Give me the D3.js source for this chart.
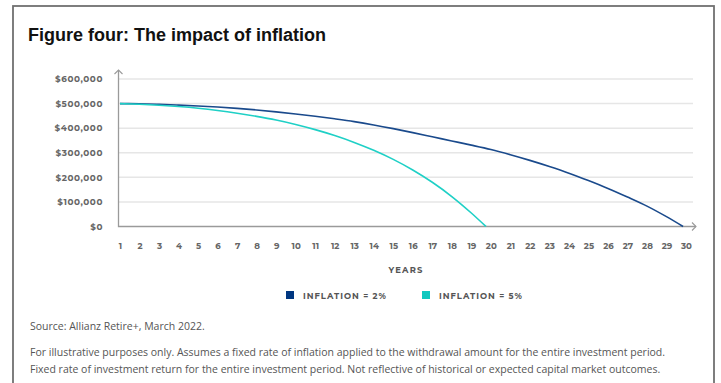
<!DOCTYPE html>
<html>
<head>
<meta charset="utf-8">
<script src="https://cdn.jsdelivr.net/npm/d3@7/dist/d3.min.js"></script>
<style>
  html, body { margin: 0; padding: 0; background: #fff; }
  svg { display: block; }
</style>
</head>
<body>
<svg id="chart" width="721" height="383"></svg>
<script>
// Portfolio balance by year under two inflation assumptions
const yearTicks = [1,2,3,4,5,6,7,8,9,10,11,12,13,14,15,16,17,18,19,20,21,22,23,24,25,26,27,28,29,30];
const valueTicks = [0, 100000, 200000, 300000, 400000, 500000, 600000];

const years2 = [1,2,3,4,5,6,7,8,9,10,11,12,13,14,15,16,17,18,19,20,21,22,23,24,25,26,27,28,29,29.85];
const balance2 = [500000,499500,497200,493900,490200,485800,480500,474000,466300,457800,448500,438000,426600,413200,398200,382000,365000,348000,331000,313000,292000,269000,244000,217000,187000,155000,120000,83000,40000,0];

const years5 = [1,2,3,4,5,6,7,8,9,10,11,12,13,14,15,16,17,18,19,19.75];
const balance5 = [500000,497500,493500,488000,481000,472000,461000,448000,433000,415000,394000,370000,342000,310000,273000,230000,180000,122000,55000,0];

const seriesNames = ["INFLATION = 2%", "INFLATION = 5%"];
const seriesColors = ["#1a4a8c", "#1fd0c6"];
const legendColors = ["#003781", "#10c8bf"];

const svg = d3.select("#chart");

// outer frame
svg.append("rect")
  .attr("x", 13).attr("y", 6)
  .attr("width", 701).attr("height", 420)
  .attr("fill", "none")
  .attr("stroke", "#707070")
  .attr("stroke-width", 1.8);

svg.append("text")
  .attr("x", 28).attr("y", 41)
  .attr("font-family", "Liberation Sans, Arial, sans-serif")
  .attr("font-weight", "bold")
  .attr("font-size", 18)
  .attr("fill", "#111")
  .text("Figure four: The impact of inflation");

const x = d3.scaleLinear().domain([1, 30]).range([120, 686]);
const y = d3.scaleLinear().domain([0, 600000]).range([226.5, 79]);

const labelFont = "Montserrat, 'Open Sans', 'DejaVu Sans', sans-serif";

// horizontal gridlines
svg.append("g")
  .selectAll("line")
  .data(valueTicks.filter(v => v > 0))
  .join("line")
  .attr("x1", 119).attr("x2", 693)
  .attr("y1", d => y(d)).attr("y2", d => y(d))
  .attr("stroke", "#e6e6e6")
  .attr("stroke-width", 1.5);

// y axis labels
const yAxis = svg.append("g")
  .attr("transform", "translate(118,0)")
  .call(d3.axisLeft(y).tickValues(valueTicks).tickSize(0).tickPadding(15)
    .tickFormat(d => "$" + d3.format(",")(d)));
yAxis.select(".domain").remove();
yAxis.selectAll("text")
  .attr("font-family", labelFont)
  .attr("font-weight", "bold")
  .attr("font-size", 8.8)
  .attr("letter-spacing", 0.6)
  .attr("fill", "#666");

// x axis labels
const xAxis = svg.append("g")
  .attr("transform", "translate(0,226.5)")
  .call(d3.axisBottom(x).tickValues(yearTicks).tickSize(0).tickPadding(16)
    .tickFormat(d3.format("d")));
xAxis.select(".domain").remove();
xAxis.selectAll("text")
  .attr("font-family", labelFont)
  .attr("font-weight", "bold")
  .attr("font-size", 8.6)
  .attr("fill", "#666");

// axis lines with open arrowheads
const axisColor = "#9a9a9a";
svg.append("path")
  .attr("d", "M118.5,70 V226.5 H696")
  .attr("fill", "none").attr("stroke", axisColor).attr("stroke-width", 1.3);
svg.append("path")
  .attr("d", "M114.5,74 L118.5,70 L122.5,74")
  .attr("fill", "none").attr("stroke", axisColor).attr("stroke-width", 1.1);
svg.append("path")
  .attr("d", "M692,222.5 L696,226.5 L692,230.5")
  .attr("fill", "none").attr("stroke", axisColor).attr("stroke-width", 1.1);

// balance lines
const line = d3.line()
  .x(d => x(d[0]))
  .y(d => y(d[1]))
  .curve(d3.curveMonotoneX);

const series = [
  d3.zip(years2, balance2),
  d3.zip(years5, balance5)
];
svg.append("g")
  .selectAll("path")
  .data(series)
  .join("path")
  .attr("d", line)
  .attr("fill", "none")
  .attr("stroke", (d, i) => seriesColors[i])
  .attr("stroke-width", 1.6);

svg.append("text")
  .attr("x", 406).attr("y", 273)
  .attr("text-anchor", "middle")
  .attr("font-family", labelFont)
  .attr("font-weight", "bold")
  .attr("font-size", 8.4)
  .attr("letter-spacing", 1.2)
  .attr("fill", "#555")
  .text("YEARS");

// legend
const legendX = [286, 422];
const legend = svg.append("g")
  .selectAll("g")
  .data(seriesNames)
  .join("g")
  .attr("transform", (d, i) => `translate(${legendX[i]},291)`);
legend.append("rect")
  .attr("width", 8).attr("height", 8)
  .attr("fill", (d, i) => legendColors[i]);
legend.append("text")
  .attr("x", 17).attr("y", 7.5)
  .attr("font-family", labelFont)
  .attr("font-weight", "bold")
  .attr("font-size", 8.4)
  .attr("letter-spacing", 1)
  .attr("fill", "#555")
  .text(d => d);

// footnotes
const noteFont = "'Open Sans', 'Noto Sans', sans-serif";
const notes = [
  {text: "Source: Allianz Retire+, March 2022.", y: 330},
  {text: "For illustrative purposes only. Assumes a fixed rate of inflation applied to the withdrawal amount for the entire investment period.", y: 356},
  {text: "Fixed rate of investment return for the entire investment period. Not reflective of historical or expected capital market outcomes.", y: 373}
];
svg.append("g")
  .selectAll("text")
  .data(notes)
  .join("text")
  .attr("x", 30).attr("y", d => d.y)
  .attr("font-family", noteFont)
  .attr("font-size", 10.5)
  .attr("fill", "#555")
  .text(d => d.text);
</script>
</body>
</html>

=====

WHAT YOU NEED TO DO –
Exclude the pictures, and transcribe all of the material exactly.

TASK RESULT –
Give me the D3.js source for this chart.
<!DOCTYPE html>
<html>
<head>
<meta charset="utf-8">
<script src="https://cdn.jsdelivr.net/npm/d3@7/dist/d3.min.js"></script>
<style>
  html, body { margin: 0; padding: 0; background: #fff; }
  svg { display: block; }
</style>
</head>
<body>
<svg id="chart" width="721" height="383"></svg>
<script>
// Portfolio balance by year under two inflation assumptions
const yearTicks = [1,2,3,4,5,6,7,8,9,10,11,12,13,14,15,16,17,18,19,20,21,22,23,24,25,26,27,28,29,30];
const valueTicks = [0, 100000, 200000, 300000, 400000, 500000, 600000];

const years2 = [1,2,3,4,5,6,7,8,9,10,11,12,13,14,15,16,17,18,19,20,21,22,23,24,25,26,27,28,29,29.85];
const balance2 = [500000,499500,497200,493900,490200,485800,480500,474000,466300,457800,448500,438000,426600,413200,398200,382000,365000,348000,331000,313000,292000,269000,244000,217000,187000,155000,120000,83000,40000,0];

const years5 = [1,2,3,4,5,6,7,8,9,10,11,12,13,14,15,16,17,18,19,19.75];
const balance5 = [500000,497500,493500,488000,481000,472000,461000,448000,433000,415000,394000,370000,342000,310000,273000,230000,180000,122000,55000,0];

const seriesNames = ["INFLATION = 2%", "INFLATION = 5%"];
const seriesColors = ["#1a4a8c", "#1fd0c6"];
const legendColors = ["#003781", "#10c8bf"];

const svg = d3.select("#chart");

// outer frame
svg.append("rect")
  .attr("x", 13).attr("y", 6)
  .attr("width", 701).attr("height", 420)
  .attr("fill", "none")
  .attr("stroke", "#707070")
  .attr("stroke-width", 1.8);

svg.append("text")
  .attr("x", 28).attr("y", 41)
  .attr("font-family", "Liberation Sans, Arial, sans-serif")
  .attr("font-weight", "bold")
  .attr("font-size", 18)
  .attr("fill", "#111")
  .text("Figure four: The impact of inflation");

const x = d3.scaleLinear().domain([1, 30]).range([120, 686]);
const y = d3.scaleLinear().domain([0, 600000]).range([226.5, 79]);

const labelFont = "Montserrat, 'Open Sans', 'DejaVu Sans', sans-serif";

// horizontal gridlines
svg.append("g")
  .selectAll("line")
  .data(valueTicks.filter(v => v > 0))
  .join("line")
  .attr("x1", 119).attr("x2", 693)
  .attr("y1", d => y(d)).attr("y2", d => y(d))
  .attr("stroke", "#e6e6e6")
  .attr("stroke-width", 1.5);

// y axis labels
const yAxis = svg.append("g")
  .attr("transform", "translate(118,0)")
  .call(d3.axisLeft(y).tickValues(valueTicks).tickSize(0).tickPadding(15)
    .tickFormat(d => "$" + d3.format(",")(d)));
yAxis.select(".domain").remove();
yAxis.selectAll("text")
  .attr("font-family", labelFont)
  .attr("font-weight", "bold")
  .attr("font-size", 8.8)
  .attr("letter-spacing", 0.6)
  .attr("fill", "#666");

// x axis labels
const xAxis = svg.append("g")
  .attr("transform", "translate(0,226.5)")
  .call(d3.axisBottom(x).tickValues(yearTicks).tickSize(0).tickPadding(16)
    .tickFormat(d3.format("d")));
xAxis.select(".domain").remove();
xAxis.selectAll("text")
  .attr("font-family", labelFont)
  .attr("font-weight", "bold")
  .attr("font-size", 8.6)
  .attr("fill", "#666");

// axis lines with open arrowheads
const axisColor = "#9a9a9a";
svg.append("path")
  .attr("d", "M118.5,70 V226.5 H696")
  .attr("fill", "none").attr("stroke", axisColor).attr("stroke-width", 1.3);
svg.append("path")
  .attr("d", "M114.5,74 L118.5,70 L122.5,74")
  .attr("fill", "none").attr("stroke", axisColor).attr("stroke-width", 1.1);
svg.append("path")
  .attr("d", "M692,222.5 L696,226.5 L692,230.5")
  .attr("fill", "none").attr("stroke", axisColor).attr("stroke-width", 1.1);

// balance lines
const line = d3.line()
  .x(d => x(d[0]))
  .y(d => y(d[1]))
  .curve(d3.curveMonotoneX);

const series = [
  d3.zip(years2, balance2),
  d3.zip(years5, balance5)
];
svg.append("g")
  .selectAll("path")
  .data(series)
  .join("path")
  .attr("d", line)
  .attr("fill", "none")
  .attr("stroke", (d, i) => seriesColors[i])
  .attr("stroke-width", 1.6);

svg.append("text")
  .attr("x", 406).attr("y", 273)
  .attr("text-anchor", "middle")
  .attr("font-family", labelFont)
  .attr("font-weight", "bold")
  .attr("font-size", 8.4)
  .attr("letter-spacing", 1.2)
  .attr("fill", "#555")
  .text("YEARS");

// legend
const legendX = [286, 422];
const legend = svg.append("g")
  .selectAll("g")
  .data(seriesNames)
  .join("g")
  .attr("transform", (d, i) => `translate(${legendX[i]},291)`);
legend.append("rect")
  .attr("width", 8).attr("height", 8)
  .attr("fill", (d, i) => legendColors[i]);
legend.append("text")
  .attr("x", 17).attr("y", 7.5)
  .attr("font-family", labelFont)
  .attr("font-weight", "bold")
  .attr("font-size", 8.4)
  .attr("letter-spacing", 1)
  .attr("fill", "#555")
  .text(d => d);

// footnotes
const noteFont = "'Open Sans', 'Noto Sans', sans-serif";
const notes = [
  {text: "Source: Allianz Retire+, March 2022.", y: 330},
  {text: "For illustrative purposes only. Assumes a fixed rate of inflation applied to the withdrawal amount for the entire investment period.", y: 356},
  {text: "Fixed rate of investment return for the entire investment period. Not reflective of historical or expected capital market outcomes.", y: 373}
];
svg.append("g")
  .selectAll("text")
  .data(notes)
  .join("text")
  .attr("x", 30).attr("y", d => d.y)
  .attr("font-family", noteFont)
  .attr("font-size", 10.5)
  .attr("fill", "#555")
  .text(d => d.text);
</script>
</body>
</html>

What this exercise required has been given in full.